R. Oui, la deuxième c'est que, dans une petite région, comparable à la Ligue des Flandres en France, on ne peut pas faire plus efficace pour former un joueur de tennis. On s'est remis en question, on a essayé d'autres choses, mais on en revient à ce qui a fonctionné par le passé avec Christophe, Olivier, Steve, Justine ou David, un internat qui correspond aux humanités à l'école. Les subsides que l'Adeps accorde nous permettent de travailler sérieusement avec des gens de qualité, médecin, éducateurs, kinés, préparateurs physiques et bien sûr entraîneurs.
Q. Avec un cahier de charges strict à respecter.
R. C'est normal, on parle d'argent public, il y a des critères et des objectifs auxquels nous devons nous conformer. L'Adeps veut des résultats, le cahier des charges nous impose d'essayer de sortir un joueur, donc notre boulot est à la fois de sélectionner et de décider ensuite si on continue ou pas. Dit ainsi cela peut paraître dur, mais encore une fois, dans une société qui m'inquiète, en manque de repères, où l'humain n'est plus au centre de quoi que ce soit, on insiste pour être et rester à taille humaine, on réfléchit, on s'adapte, on comprend, on défend, en fonction des âges, des priorités, des exigences physiques. Mais le fait est qu'on ne peut défendre quelqu'un dont le comportement n'évolue pas dans le bon sens, ni se contenter ici de gens qui aiment seulement gagner des matches. On veut de vrais compétiteurs, qui visent le niveau au-dessus, qui travaillent pour y arriver, qui se remettent en question, et si d'aventure ils atteignent leurs limites ce n'est pas pour autant qu'ils auront raté quoi que ce soit. On voit parfois leur tête changer quand on leur passe gentiment un savon (sourire), mais ils ne doivent pas s'en étonner, cela ne veut pas dire pas qu'on ne les aime pas, c'est juste qu'ils doivent arrêter de croire au Père Noël. On est là aussi pour les booster, les coacher, leur donner le niveau de référence, les mettre devant leur propre miroir.
"Le premier coach d'un jeune c'est le jeune lui-même"
Q. Le rôle des parents est évidemment crucial.

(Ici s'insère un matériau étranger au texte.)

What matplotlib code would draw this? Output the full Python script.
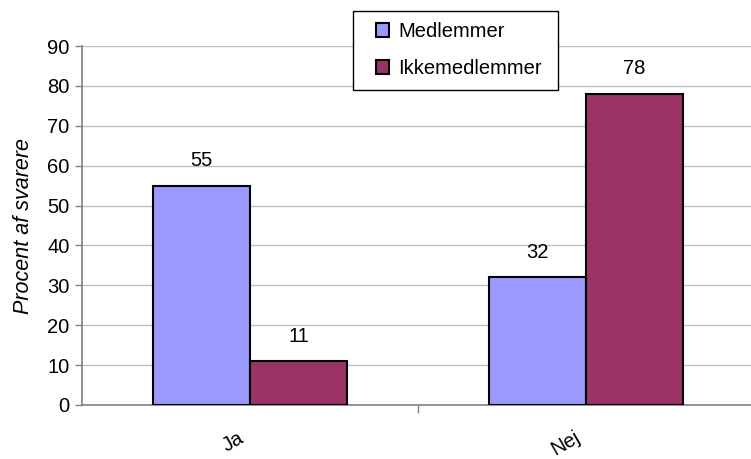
import matplotlib
matplotlib.use("Agg")
import matplotlib.pyplot as plt
import matplotlib.transforms as mtransforms
from matplotlib.patches import Rectangle
import numpy as np

plt.rcParams['font.family'] = ['Liberation Sans', 'DejaVu Sans']

categories = ["Ja", "Nej"]
series_names = ["Medlemmer", "Ikkemedlemmer"]
medlemmer = [55, 32]
ikkemedlemmer = [11, 78]
colors = ["#9999FF", "#993366"]
yticks = [0, 10, 20, 30, 40, 50, 60, 70, 80, 90]

FS = 14.5
W, H = 751, 459

fig = plt.figure(figsize=(W / 100, H / 100), dpi=100)
ax = fig.add_axes([82 / W, 1 - 405 / H, 672 / W, (405 - 46) / H])

x = np.arange(len(categories))
w = 0.288
handles = []
for i, (vals, name, col) in enumerate(zip([medlemmer, ikkemedlemmer], series_names, colors)):
    pos = x + (i - 0.5) * w
    bars = ax.bar(pos, vals, width=w, color=col, edgecolor="black", linewidth=1.5,
                  label=name, zorder=3)
    handles.append(bars)
    for b, v in zip(bars, vals):
        ax.annotate(str(v), (b.get_x() + b.get_width() / 2, v), xytext=(0, 14),
                    textcoords="offset points", ha="center", va="baseline", fontsize=FS)

ax.set_xlim(-0.5, 1.5)
ax.set_ylim(0, 90)
ax.set_yticks(yticks)
ax.tick_params(axis="y", labelsize=FS, length=5, color="#808080", width=1, pad=4)
ax.set_xticks([0.5], minor=True)
ax.set_xticks(x)
ax.set_xticklabels(categories, rotation=30, fontsize=FS, ha="right", va="top",
                   rotation_mode="anchor")
ax.tick_params(axis="x", which="major", length=0, pad=16.5)
ax.tick_params(axis="x", which="minor", length=6, color="#808080", width=1)
shift = mtransforms.ScaledTranslation(-12 / 100, 0, fig.dpi_scale_trans)
for lbl in ax.get_xticklabels():
    lbl.set_transform(lbl.get_transform() + shift)
ax.grid(axis="y", color="#c0c0c0", linewidth=1, zorder=0)
for s in ["top", "right"]:
    ax.spines[s].set_visible(False)
for s in ["left", "bottom"]:
    ax.spines[s].set_color("#808080")
    ax.spines[s].set_linewidth(1.2)

ax.set_ylabel("Procent af svarere", fontsize=15.5, style="italic", labelpad=9.5)

# legend box drawn on the figure, entries placed on top of it
fig.patches.append(Rectangle((353 / W, 1 - 90 / H), (558 - 353) / W, (90 - 11) / H,
                             transform=fig.transFigure, fill=True, facecolor="white",
                             edgecolor="black", linewidth=1, zorder=4))
leg = fig.legend(handles, series_names, loc="upper left",
                 bbox_to_anchor=(376 / W, 1 - 22 / H),
                 bbox_transform=fig.transFigure, frameon=False,
                 fontsize=FS, handlelength=0.65, handleheight=0.65, handletextpad=0.45,
                 labelspacing=0.9, borderpad=0, borderaxespad=0)
leg.set_zorder(5)
for h in leg.legend_handles:
    h.set_linewidth(1.5)

fig.savefig("out.png", dpi=100)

R. C'est le métier le plus difficile au monde, et je pars toujours du principe que les parents veulent le mieux pour leur enfant. Depuis le début de ma carrière, j'explique que le premier coach d'un jeune, c'est le jeune lui-même. Lorsqu'il doit gérer un match, qu'il pose un choix, qu'il prend une décision tactique, il se coache, c'est essentiel. Mais le deuxième, selon la sensibilité de l'enfant, est souvent la maman ou le papa, c'est inévitable. Ils connaissent leur enfant. Nous sommes là pour aider avec un maximum de compétence et de passion, pour expliquer, faire valoir le bon sens, s'assurer que tout le monde est sur la même longueur d'onde, mais on doit également laisser de l'autonomie aux gens et le jeune doit apprendre à voler de ses propres ailes. Les parents confient leurs enfants à un système. Ils y ont des avantages, mais doutes et déceptions se font jour quand les résultats ne suivent pas. Ils voient un score, un match, ils entendent leur enfant, ils croient savoir parce qu'ils l'ont lu sur internet, alors qu'il faut vivre à l'intérieur du projet au jour le jour, durant des mois, des années. Un jeune peut performer à l'entraînement et être inhibé en compétition, avoir des lacunes techniques qu'il peut masquer à l'entraînement et pas en match. Notre part du contrat c'est que le maximum doit être fait, pour ne pas avoir de regrets, et surtout sans faire souffrir les enfants.